My understanding is Google Pay, Samsung Pay, etc allow Google and friends to track your CC purchases because of the way it's designed, where Apple Pay is designed in such a way that Apple can not tell who you are spending your money with.
source: "Apple doesn't retain any transaction information that can be tied back to you—your transactions stay between you, the merchant or developer, and your bank or card issuer."[0]
Note how that statement is worded. "Apple doesn't retain" means they very well have access to the transaction info, they're just not storing it. I wouldn't call that designed in such a way that they can't read your transactions. It's more of a promise, similar to how google analytics promises to remove the last octet from IPs if you enable a flag.
It's worth noting that the merchant, bank, and credit card issuer can and do regularly sell that information off in de-identified form.
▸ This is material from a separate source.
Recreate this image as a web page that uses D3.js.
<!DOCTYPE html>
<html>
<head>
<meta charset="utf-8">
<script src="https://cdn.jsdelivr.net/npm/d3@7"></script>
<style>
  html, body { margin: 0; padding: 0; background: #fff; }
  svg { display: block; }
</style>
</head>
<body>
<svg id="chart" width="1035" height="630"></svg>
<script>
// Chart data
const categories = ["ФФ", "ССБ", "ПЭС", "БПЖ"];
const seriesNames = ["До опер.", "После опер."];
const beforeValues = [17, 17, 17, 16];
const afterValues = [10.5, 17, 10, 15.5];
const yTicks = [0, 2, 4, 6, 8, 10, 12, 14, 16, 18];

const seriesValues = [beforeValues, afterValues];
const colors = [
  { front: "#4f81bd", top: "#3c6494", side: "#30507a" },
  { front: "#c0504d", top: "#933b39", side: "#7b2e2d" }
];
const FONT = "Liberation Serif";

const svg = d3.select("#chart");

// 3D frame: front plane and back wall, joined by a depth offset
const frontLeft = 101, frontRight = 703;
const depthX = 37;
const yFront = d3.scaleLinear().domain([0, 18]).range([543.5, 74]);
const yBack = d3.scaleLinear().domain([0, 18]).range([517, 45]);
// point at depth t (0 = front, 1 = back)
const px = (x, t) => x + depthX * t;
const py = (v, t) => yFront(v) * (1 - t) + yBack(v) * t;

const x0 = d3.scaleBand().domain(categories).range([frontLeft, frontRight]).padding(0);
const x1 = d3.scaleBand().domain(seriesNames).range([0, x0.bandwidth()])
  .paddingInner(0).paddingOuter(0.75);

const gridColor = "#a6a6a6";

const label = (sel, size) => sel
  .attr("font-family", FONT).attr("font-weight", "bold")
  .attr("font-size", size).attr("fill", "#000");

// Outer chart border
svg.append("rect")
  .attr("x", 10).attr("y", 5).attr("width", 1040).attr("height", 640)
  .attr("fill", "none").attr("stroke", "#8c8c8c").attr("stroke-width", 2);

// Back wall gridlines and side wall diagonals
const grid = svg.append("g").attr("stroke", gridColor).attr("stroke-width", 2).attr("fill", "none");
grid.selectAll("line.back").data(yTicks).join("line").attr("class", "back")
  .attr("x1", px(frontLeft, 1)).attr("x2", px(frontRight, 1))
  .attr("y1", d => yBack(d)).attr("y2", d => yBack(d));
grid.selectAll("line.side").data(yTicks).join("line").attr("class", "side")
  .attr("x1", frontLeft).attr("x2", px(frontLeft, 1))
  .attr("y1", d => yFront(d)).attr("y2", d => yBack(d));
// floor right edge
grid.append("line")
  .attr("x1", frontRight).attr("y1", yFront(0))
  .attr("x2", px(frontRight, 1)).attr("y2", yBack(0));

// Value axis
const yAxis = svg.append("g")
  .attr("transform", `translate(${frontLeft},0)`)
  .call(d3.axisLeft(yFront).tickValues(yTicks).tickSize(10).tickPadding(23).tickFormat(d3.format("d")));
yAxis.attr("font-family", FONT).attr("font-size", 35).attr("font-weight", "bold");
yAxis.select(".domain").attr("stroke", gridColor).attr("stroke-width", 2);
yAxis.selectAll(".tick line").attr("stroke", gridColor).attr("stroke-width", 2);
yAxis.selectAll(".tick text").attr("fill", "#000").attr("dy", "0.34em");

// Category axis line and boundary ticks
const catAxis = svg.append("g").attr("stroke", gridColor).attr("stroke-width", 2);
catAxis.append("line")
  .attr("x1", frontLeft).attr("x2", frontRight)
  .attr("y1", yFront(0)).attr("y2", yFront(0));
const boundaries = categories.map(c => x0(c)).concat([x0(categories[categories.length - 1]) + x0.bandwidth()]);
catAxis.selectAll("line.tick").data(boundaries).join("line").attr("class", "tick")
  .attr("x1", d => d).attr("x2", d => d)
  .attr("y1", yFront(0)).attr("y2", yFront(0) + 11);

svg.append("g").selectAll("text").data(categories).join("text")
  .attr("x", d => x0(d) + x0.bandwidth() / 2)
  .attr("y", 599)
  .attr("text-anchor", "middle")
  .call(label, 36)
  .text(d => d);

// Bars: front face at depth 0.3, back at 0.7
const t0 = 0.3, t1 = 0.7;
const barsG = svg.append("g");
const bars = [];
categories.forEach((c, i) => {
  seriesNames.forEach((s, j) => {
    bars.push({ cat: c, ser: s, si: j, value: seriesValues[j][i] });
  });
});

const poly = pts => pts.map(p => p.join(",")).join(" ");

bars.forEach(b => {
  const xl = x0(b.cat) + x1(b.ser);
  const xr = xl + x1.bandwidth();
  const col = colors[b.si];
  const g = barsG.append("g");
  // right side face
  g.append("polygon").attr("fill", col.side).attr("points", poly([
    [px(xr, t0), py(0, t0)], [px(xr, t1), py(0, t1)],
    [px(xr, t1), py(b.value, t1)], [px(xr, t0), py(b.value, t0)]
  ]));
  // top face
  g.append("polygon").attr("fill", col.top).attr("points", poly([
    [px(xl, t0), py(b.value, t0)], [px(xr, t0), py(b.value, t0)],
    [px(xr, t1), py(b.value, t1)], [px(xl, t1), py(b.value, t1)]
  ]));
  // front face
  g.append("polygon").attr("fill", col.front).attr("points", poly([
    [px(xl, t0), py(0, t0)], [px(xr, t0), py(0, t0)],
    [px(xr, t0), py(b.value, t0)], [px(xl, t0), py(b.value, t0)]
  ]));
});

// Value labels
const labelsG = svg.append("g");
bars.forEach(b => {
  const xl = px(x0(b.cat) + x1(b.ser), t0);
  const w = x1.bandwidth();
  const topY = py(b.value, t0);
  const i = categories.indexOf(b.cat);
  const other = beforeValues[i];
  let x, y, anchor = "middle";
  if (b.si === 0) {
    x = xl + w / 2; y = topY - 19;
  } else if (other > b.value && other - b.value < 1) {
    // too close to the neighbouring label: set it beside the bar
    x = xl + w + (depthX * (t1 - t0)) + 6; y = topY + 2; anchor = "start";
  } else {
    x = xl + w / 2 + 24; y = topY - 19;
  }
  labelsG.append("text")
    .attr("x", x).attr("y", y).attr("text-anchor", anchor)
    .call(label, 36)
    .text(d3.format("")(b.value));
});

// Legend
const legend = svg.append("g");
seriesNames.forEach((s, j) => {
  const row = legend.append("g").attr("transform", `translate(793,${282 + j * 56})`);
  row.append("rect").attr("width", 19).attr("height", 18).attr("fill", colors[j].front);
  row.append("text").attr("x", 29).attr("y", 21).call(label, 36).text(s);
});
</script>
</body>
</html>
Card networks especially like monetizing the data since it's very powerful.
I can't find the page describing the program on Visa's website, but their privacy opt-out describes it pretty well [1].
Yes but they'd do it every time you use your card anyways. So back to cash only? In the US you're screwed without using credit cards and in Europe I would not want to go back out of convenience.
Carrying 800 grams of coins around me all the time sucks.
You are thinking Apple Card, the Apple credit card, which is different from Apple Pay, the payment platform. That said, I don't disagree that GS almost certainly collects every bit of data they can.
I assume that's handled by the merchant directly to VISA/MC/etc, not by Apple. I've certainly never had to re-auth my apple pay to the payment terminal for a refund.